There are community center classes popping up almost every community. I encourage you to join a local club/group/jam in you area as well.
The ukulele is a very social instrument, playing with others will improve your playing many fold.

03-17-2011, 02:21 PM
throw down some scratch for uu university. you can watch lessons as many times as you like and ask questions during live lessons. after the tululele, and perhaps loop station, best money i ever spent. my two cents. jc

03-17-2011, 04:27 PM
or maybe someone on here has a link to it
great online book by UU member

03-17-2011, 10:17 PM
Try searching for the thread about Pekelo's Hawaiian Fingerpicking books here on UU. I found fretboard roadmaps too difficult as a beginner (which I still am) but Pekelo's book is simpler to work with. Not dumbed down at all, just starting with useable/useful material for a beginner. I'm still working on vol 1 and I lile the book and cd. Don't get a book without a cd. You need to hear how it's supposed to sound when you're trying to learn a new passage or technique.

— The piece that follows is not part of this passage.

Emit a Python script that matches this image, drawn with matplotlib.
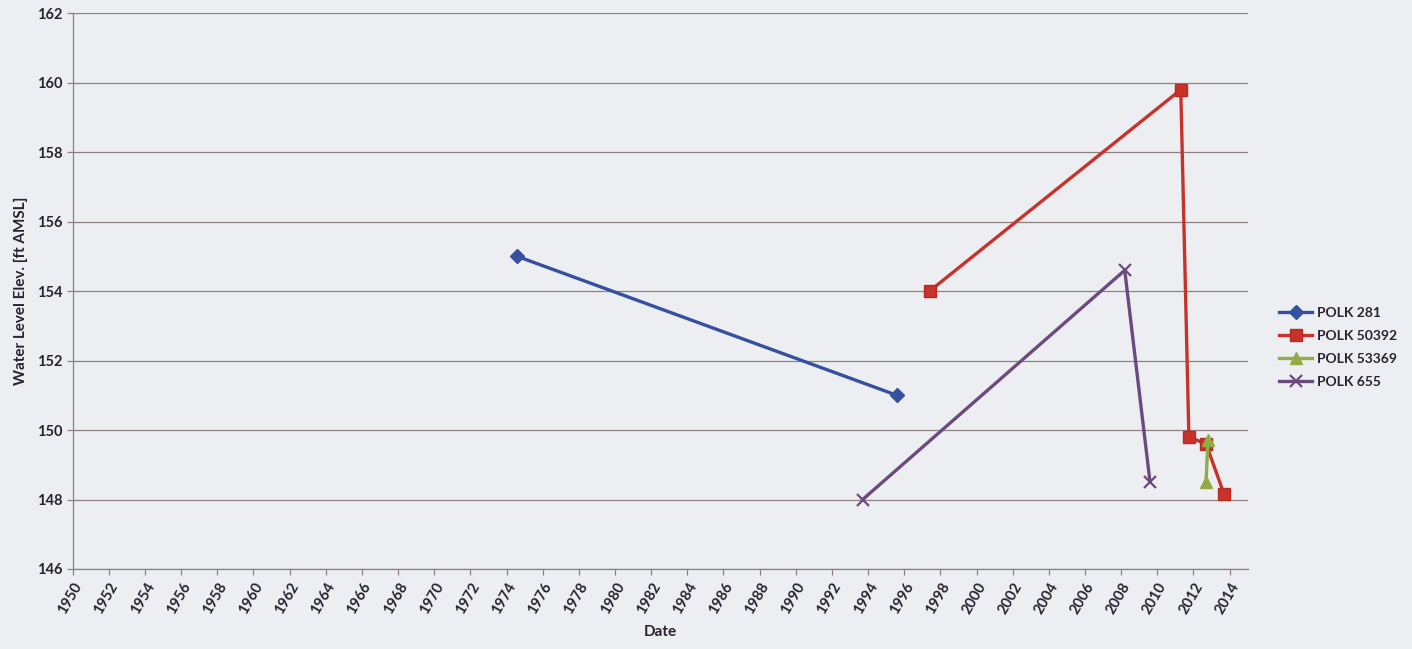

That said, find a local uke group or class immediately! It is so fun to play with a group. The suggestion of learning songs and adding them to your repertoire is a really good idea too. Keep strummin!

I Ukulista
03-18-2011, 01:43 AM
I had a problem with 'book learning' so I used Uke Minutes...Then, as I progressed I advertised for other players to join me.
The idea was to learn from each other. A number of people started to ask if I might teach ukulele. A group was started and I prepared basic lessons.
We call it a workshop...Other players have improved and come back with
greater abilities and are passing on skills.
I'm not the greatest player but I really get satisfaction in encouraging others
and watching their development. I Should have become a teacher but became a Police Officer in stead.
We as a group have just won an award to buy 12 ukuleles for those interested to practice on.
Bottom line learn from each other and use Uke minutes (more than books) as a resource
Thanks Aldrine.

03-18-2011, 05:23 AM
Wow thanks for all the great replies everyone. My goal is definitely to get involved with some workshops and socialize, but there aren't alot of classes going on around here too often in this part of Pennsylvania. I have to keep my ear to the ground. I def need to get books with CDs which is a great suggestion, Marymac. Pekelo's books seem pretty good.

Yeah i think i'm at the point right now where i have to step up my playing and learning. I'll get the UU University probably. With that and the new Lanikai S-T i'm picking up this week, I won't feel like i'm plateauing at the early beginner level so much. Thanks for all your great suggestions everyone. Looks like this forum will be a great resource as well!